PPR boss full of praise for new label Christopher Kane
Depending on how you look at it, British designer Christopher Kane had everything and nothing to prove on Monday as he put on his first catwalk show since joining luxury French group PPR.
But his new boss, at least, seemed pleased.
"It was very powerful, sensual, modern, it's very bold," PPR chief executive Francois-Henri Pinault told AFP after watching Kane's London Fashion Week show.
"There were great materials, prints, the style -- everything is very strong in every category, so I'm really impressed. And there's so many things in that show to be taken from to make a strong commercial collection."
Pinault was seated on the front row next to his wife, Mexican actress Salma Hayek, US Vogue editor Anna Wintour and Donatella Versace, a long-time fan of the Scottish designer who gave him a job when he graduated.
Shortly after leaving Central Saint Martin's fashion college in 2006, Kane started his own label with his sister Tammy.
They quickly became the hottest ticket in town, but last month they hit the big time when PPR acquired a 51-percent stake in the label.
The French group has taken fellow British labels Alexander McQueen and Stella McCartney into the global league, but Kane insists he feels under no extra pressure as his relatively small business is launched into the world.
"Every season is a pressure, it's just part and parcel of the job. Obviously people had so many expectations. But every season you need to up it -- I'll always work harder," he said backstage after the show in the City of London.
Kane told AFP that the takeover "obviously has the financial benefits -- it means you can really relax on the creative side. But we're grafters and we love to work hard".

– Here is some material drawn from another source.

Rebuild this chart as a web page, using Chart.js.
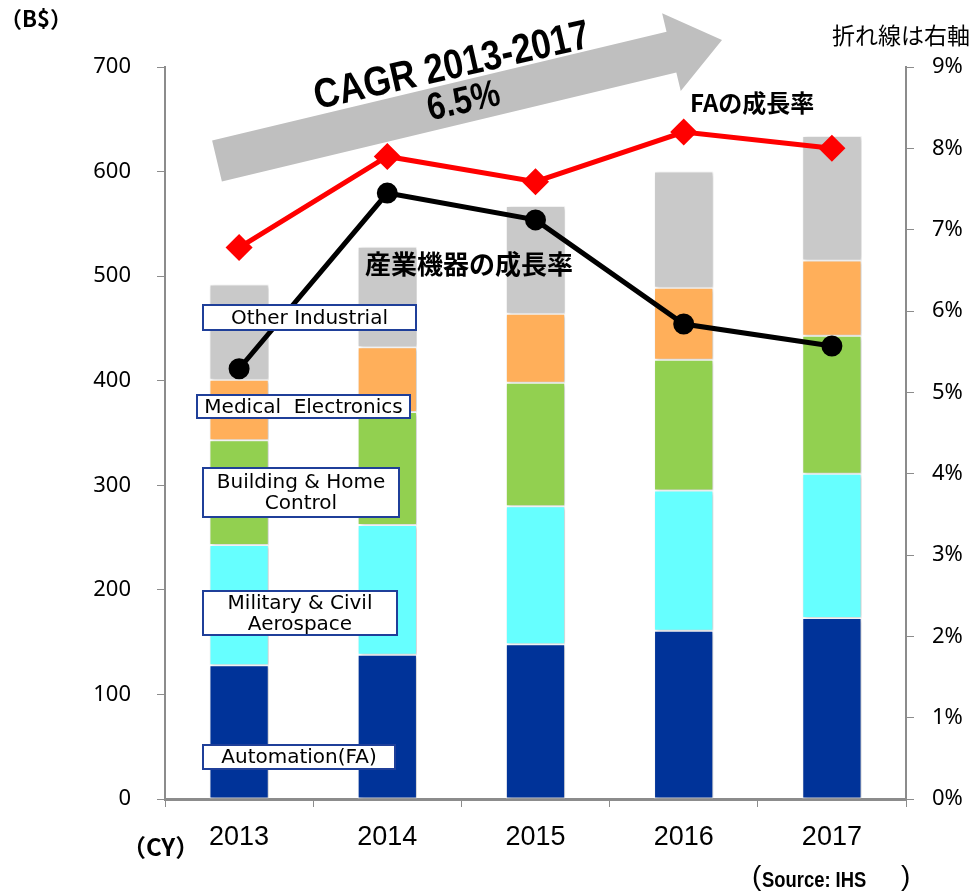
<!DOCTYPE html>
<html>
<head>
<meta charset="utf-8">
<script src="https://cdn.jsdelivr.net/npm/chart.js@4"></script>
<style>
  html, body { margin: 0; padding: 0; background: #fff; }
  #wrap { width: 972px; height: 896px; position: relative; }
</style>
</head>
<body>
<div id="wrap"><canvas id="c" width="972" height="896"></canvas></div>
<script>
// 年と系列（B$）
const YEARS = ['2013', '2014', '2015', '2016', '2017'];
const AUTOMATION = [128, 138, 148, 161, 173];
const AEROSPACE = [115, 124, 132, 134, 138];
const BUILDING = [100, 108, 118, 125, 132];
const MEDICAL = [58, 62, 66, 69, 72];
const OTHER = [91, 96, 103, 111, 119];
// 成長率（%、右軸）
const FA_GROWTH = [6.78, 7.9, 7.59, 8.2, 8.0];
const IND_GROWTH = [5.29, 7.45, 7.12, 5.84, 5.57];

const Y_MAX = 700, Y_STEP = 100;
const Y2_MAX = 9, Y2_STEP = 1;

const AXIS_GRAY = '#8c8c8c';
const JP = '"Noto Sans CJK JP", "Noto Sans", sans-serif';
const NARROW = '"Liberation Sans Narrow", "Liberation Sans", sans-serif';

function barSet(label, data, color) {
    return {
        type: 'bar', label, data, backgroundColor: color,
        borderColor: '#ffffff', borderWidth: 1, borderSkipped: false,
        barPercentage: 0.4, categoryPercentage: 1, yAxisID: 'y', order: 2
    };
}

// 棒に薄い影
const barShadow = {
    id: 'barShadow',
    beforeDatasetDraw(chart, args) {
        const ctx = chart.ctx;
        ctx.save();
        if (args.meta.type === 'bar') {
            ctx.shadowColor = 'rgba(0,0,0,0.22)';
            ctx.shadowBlur = 4;
            ctx.shadowOffsetX = 2;
            ctx.shadowOffsetY = 1;
        }
    },
    afterDatasetDraw(chart) {
        chart.ctx.restore();
    }
};

// 注記（矢印、ラベル枠、テキスト）
const annotations = {
    id: 'annotations',
    afterDatasetsDraw(chart) {
        const ctx = chart.ctx;
        ctx.save();
        // CAGR 矢印
        const sx = 217, sy = 161, ex = 722, ey = 40;
        const ang = Math.atan2(ey - sy, ex - sx);
        const len = Math.hypot(ex - sx, ey - sy);
        ctx.translate(sx, sy);
        ctx.rotate(ang);
        ctx.fillStyle = '#bfbfbf';
        ctx.beginPath();
        ctx.moveTo(0, -21);
        ctx.lineTo(len - 52, -21);
        ctx.lineTo(len - 52, -40);
        ctx.lineTo(len, 0);
        ctx.lineTo(len - 52, 40);
        ctx.lineTo(len - 52, 21);
        ctx.lineTo(0, 21);
        ctx.closePath();
        ctx.fill();
        ctx.restore();

        ctx.save();
        ctx.translate(452, 67);
        ctx.rotate(ang * 0.95);
        ctx.scale(0.95, 1.12);
        ctx.fillStyle = '#000';
        ctx.textAlign = 'center';
        ctx.textBaseline = 'middle';
        ctx.font = 'bold 37px ' + NARROW;
        ctx.fillText('CAGR 2013-2017', 0, 0);
        ctx.font = 'bold 34px ' + NARROW;
        ctx.fillText('6.5%', 4, 33);
        ctx.restore();

        // 系列ラベル枠
        ctx.save();
        const boxes = [
            { x: 203, y: 305, w: 213, h: 25, lines: ['Other Industrial'] },
            { x: 197, y: 395, w: 213, h: 23, lines: ['Medical  Electronics'] },
            { x: 203, y: 468, w: 196, h: 49, lines: ['Building & Home', 'Control'] },
            { x: 203, y: 591, w: 194, h: 44, lines: ['Military & Civil', 'Aerospace'] },
            { x: 203, y: 745, w: 192, h: 24, lines: ['Automation(FA)'] }
        ];
        ctx.textAlign = 'center';
        ctx.textBaseline = 'middle';
        ctx.font = '20px "DejaVu Sans", sans-serif';
        boxes.forEach(b => {
            ctx.fillStyle = '#fff';
            ctx.fillRect(b.x, b.y, b.w, b.h);
            ctx.strokeStyle = '#1f3f99';
            ctx.lineWidth = 2;
            ctx.strokeRect(b.x, b.y, b.w, b.h);
            ctx.fillStyle = '#000';
            const lh = 21;
            const y0 = b.y + b.h / 2 - (b.lines.length - 1) * lh / 2;
            b.lines.forEach((t, i) => ctx.fillText(t, b.x + b.w / 2, y0 + i * lh + 1));
        });

        // テキスト
        ctx.fillStyle = '#000';
        ctx.textAlign = 'left';
        ctx.textBaseline = 'middle';
        ctx.font = 'bold 24px ' + JP;
        ctx.fillText('FAの成長率', 690, 103);
        ctx.font = 'bold 26px ' + JP;
        ctx.fillText('産業機器の成長率', 365, 264);
        ctx.font = '23px ' + JP;
        ctx.fillText('折れ線は右軸', 832, 35);
        ctx.font = 'bold 22px ' + JP;
        ctx.fillText('（B$）', 0, 19);
        ctx.font = 'bold 24px ' + JP;
        ctx.fillText('（CY）', 122, 847);
        ctx.save();
        ctx.translate(762, 881);
        ctx.scale(0.92, 1.12);
        ctx.font = 'bold 20px ' + NARROW;
        ctx.fillText('Source: IHS', 0, 0);
        ctx.restore();
        ctx.font = '28px ' + NARROW;
        ctx.fillText('(', 752, 877);
        ctx.fillText(')', 901, 877);
        ctx.restore();
    }
};

new Chart(document.getElementById('c'), {
    data: {
        labels: YEARS,
        datasets: [
            {
                type: 'line', label: 'FAの成長率', data: FA_GROWTH, yAxisID: 'y2', order: 0,
                borderColor: '#ff0000', backgroundColor: '#ff0000', borderWidth: 5,
                pointStyle: 'rectRot', pointRadius: 10, tension: 0
            },
            {
                type: 'line', label: '産業機器の成長率', data: IND_GROWTH, yAxisID: 'y2', order: 1,
                borderColor: '#000000', backgroundColor: '#000000', borderWidth: 5,
                pointStyle: 'circle', pointRadius: 8, tension: 0
            },
            barSet('Automation(FA)', AUTOMATION, '#003399'),
            barSet('Military & Civil Aerospace', AEROSPACE, '#66ffff'),
            barSet('Building & Home Control', BUILDING, '#92d050'),
            barSet('Medical Electronics', MEDICAL, '#ffaf5a'),
            barSet('Other Industrial', OTHER, '#c9c9c9')
        ]
    },
    options: {
        responsive: false,
        animation: false,
        layout: { padding: { top: 67, right: 0, left: 0, bottom: 0 } },
        plugins: { legend: { display: false }, tooltip: { enabled: false } },
        scales: {
            x: {
                stacked: true,
                afterFit: (s) => { s.height = 97; },
                grid: { display: true, drawOnChartArea: false, offset: true, tickLength: 8, color: AXIS_GRAY },
                border: { color: AXIS_GRAY, width: 3 },
                ticks: { color: '#000', padding: 14, font: { family: NARROW, size: 27 } }
            },
            y: {
                stacked: true, min: 0, max: Y_MAX, position: 'left',
                afterFit: (s) => { s.width = 165; },
                grid: { display: true, drawOnChartArea: false, tickLength: 8, color: AXIS_GRAY },
                border: { color: AXIS_GRAY, width: 2 },
                ticks: { stepSize: Y_STEP, color: '#000', padding: 26, font: { family: '"Noto Sans", sans-serif', size: 22 } }
            },
            y2: {
                min: 0, max: Y2_MAX, position: 'right',
                afterFit: (s) => { s.width = 66; },
                grid: { display: true, drawOnChartArea: false, tickLength: 8, color: AXIS_GRAY },
                border: { color: AXIS_GRAY, width: 2 },
                ticks: {
                    stepSize: Y2_STEP, color: '#000', padding: 18,
                    font: { family: '"Noto Sans", sans-serif', size: 22 },
                    callback: (v) => v + '%'
                }
            }
        }
    },
    plugins: [barShadow, annotations]
});
</script>
</body>
</html>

The 30-year-old took his time in choosing a partner, and says he is thrilled with PPR so far.
"They really respect integrity, that creative process and that's what they want to nurture. They are just pretty amazing," he said.
The autumn/winter collection was like several shows in one, showing everything from skirts and coats in blue camouflage prints, barely-decent dresses made of large, lace-like flower and coil designs, and elegant shifts in blue and black velvet.
The models walked a runway spanning the entire eighth floor of an unoccupied glass building to thumping beats, the essence of the hip young designer which fits perfectly with Pinault's vision for the family firm.
Pinault said he tries to balance mature brands with fresh faces, explaining: "It's always interesting to see how a young designer sees the future -- it's another way of conceiving the world.
"Mixing it altogether, I think it's very healthy for the whole company."